Given instruction ->
Retype word for word the first line of the listing and each line after it up to the line with "import pandas as pd", with the pictures taken out.

::::::::

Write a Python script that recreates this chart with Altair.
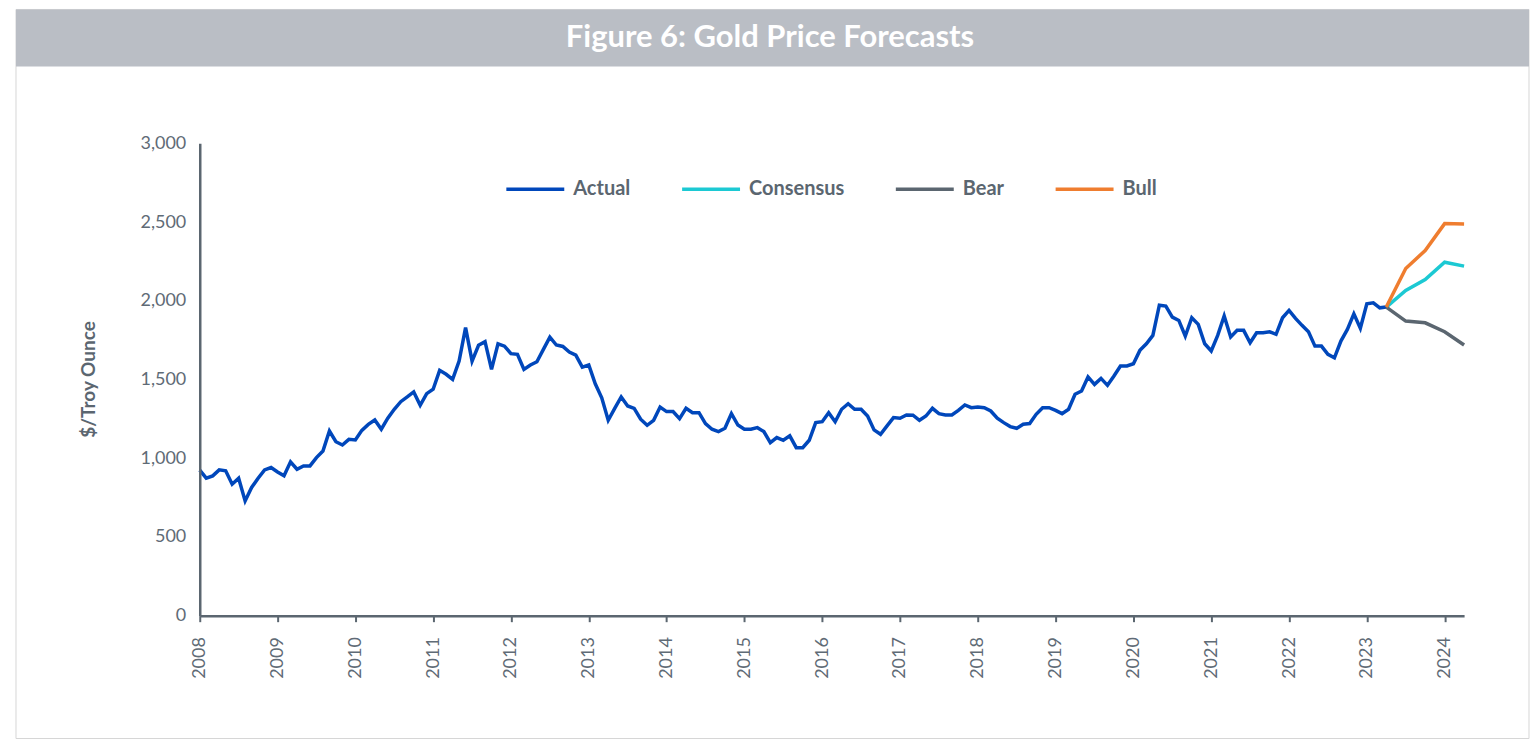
import altair as alt
import pandas as pd

# ---- data ----
start_year = 2008
actual_prices = [
    924, 873, 888, 926, 920, 835, 873, 729, 814, 873, 926, 941,
    913, 888, 977, 930, 951, 951, 1004, 1046, 1173, 1105, 1084, 1120,
    1116, 1177, 1215, 1243, 1184, 1254, 1311, 1359, 1389, 1421, 1336, 1410,
    1438, 1558, 1533, 1501, 1617, 1829, 1617, 1717, 1740, 1564, 1727, 1712,
    1664, 1660, 1564, 1592, 1613, 1691, 1769, 1719, 1710, 1674, 1655, 1579,
    1592, 1473, 1384, 1241, 1317, 1389, 1332, 1317, 1248, 1209, 1241, 1325,
    1296, 1296, 1251, 1317, 1289, 1289, 1220, 1184, 1169, 1190, 1283, 1211,
    1184, 1184, 1194, 1169, 1099, 1131, 1114, 1142, 1067, 1067, 1114, 1226,
    1232, 1289, 1232, 1311, 1346, 1311, 1311, 1268, 1180, 1152, 1205, 1258,
    1254, 1275, 1273, 1241, 1268, 1317, 1283, 1275, 1275, 1304, 1338, 1321,
    1325, 1321, 1300, 1254, 1226, 1201, 1190, 1216, 1220, 1279, 1321, 1321,
    1304, 1283, 1311, 1406, 1427, 1516, 1469, 1507, 1463, 1522, 1586, 1586,
    1600, 1685, 1727, 1780, 1972, 1966, 1896, 1875, 1776, 1892, 1850, 1727,
    1681, 1780, 1903, 1770, 1812, 1812, 1733, 1797, 1797, 1803, 1787, 1892,
    1939, 1888, 1844, 1803, 1712, 1712, 1660, 1638, 1744, 1818, 1917, 1825,
    1981, 1987, 1955, 1960,
]
forecast_times = [2023.25, 2023.5, 2023.75, 2024.0, 2024.25]
consensus = [1960, 2066, 2135, 2245, 2220]
bear = [1960, 1871, 1860, 1803, 1719]
bull = [1960, 2205, 2319, 2490, 2488]

series_names = ["Actual", "Consensus", "Bear", "Bull"]
series_colors = ["#0047bb", "#1cc9d3", "#5b6670", "#ef7d2f"]
year_ticks = list(range(2008, 2025))
y_ticks = [0, 500, 1000, 1500, 2000, 2500, 3000]
title_text = "Figure 6: Gold Price Forecasts"
y_title = "$/Troy Ounce"

rows = []
for i, v in enumerate(actual_prices):
    rows.append({"t": start_year + i / 12.0, "value": v, "series": "Actual"})
for name, vals in (("Consensus", consensus), ("Bear", bear), ("Bull", bull)):
    for t, v in zip(forecast_times, vals):
        rows.append({"t": t, "value": v, "series": name})
df = pd.DataFrame(rows)

FONT = "Lato"
AX = "#5b6670"
LBL = "#5f6b76"

W, H = 1266, 473
one = pd.DataFrame({"a": [0]})

frame = alt.Chart(one).mark_rect(fillOpacity=0, stroke="#d6d6d6", strokeWidth=1).encode(
    x=alt.value(-184), x2=alt.value(1331), y=alt.value(-134), y2=alt.value(596)
)
bar = alt.Chart(one).mark_rect(fill="#babec5").encode(
    x=alt.value(-184), x2=alt.value(1331), y=alt.value(-134), y2=alt.value(-77)
)
title = alt.Chart(one).mark_text(
    text=title_text, font=FONT, fontSize=31, fontWeight="bold", color="white",
    align="center", baseline="middle",
).encode(x=alt.value(571), y=alt.value(-105))

lines = alt.Chart(df).mark_line(strokeWidth=3.5).encode(
    x=alt.X("t:Q", scale=alt.Scale(domain=[2008, 2024.25], nice=False, zero=False),
            axis=alt.Axis(values=year_ticks, format="d", labelAngle=270, title=None,
                          ticks=True, tickSize=6, tickWidth=2, tickColor=AX,
                          labelPadding=15, labelFontSize=18, labelColor=LBL,
                          labelFont=FONT, domainColor=AX, domainWidth=2.5, grid=False,
                          labelFlush=False, labelOverlap=False, zindex=1)),
    y=alt.Y("value:Q", scale=alt.Scale(domain=[0, 3000], nice=False),
            axis=alt.Axis(values=y_ticks, format=",d", title=y_title, ticks=False,
                          labelPadding=14, labelFontSize=18, labelColor=LBL, labelFont=FONT,
                          domainColor=AX, domainWidth=2.5, grid=False,
                          titleFont=FONT, titleFontSize=19, titleFontWeight="bold",
                          titleColor=AX, titleAngle=270, titleX=-111, titleY=236,
                          titleAlign="center", titleBaseline="middle", zindex=1)),
    color=alt.Color("series:N", scale=alt.Scale(domain=series_names, range=series_colors),
                    sort=series_names,
                    legend=alt.Legend(title=None, orient="none", legendX=305, legendY=15,
                                      direction="horizontal", symbolType="stroke",
                                      symbolSize=3364, symbolStrokeWidth=3.5,
                                      labelFont=FONT, labelFontSize=20, labelFontWeight="bold",
                                      labelColor=AX, labelOffset=7, columnPadding=44)),
    detail="series:N",
)

chart = alt.layer(frame, bar, title, lines).properties(
    width=W, height=H, padding={"left": 7, "top": 0, "right": 0, "bottom": 0}
).configure(background="white", view=alt.ViewConfig(strokeWidth=0, stroke="transparent"))

chart.save("out.html", embed_options={"renderer": "svg", "actions": False})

::::::::

Exercise output ->
Write a Python script that recreates this chart with Altair.
import altair as alt
import pandas as pd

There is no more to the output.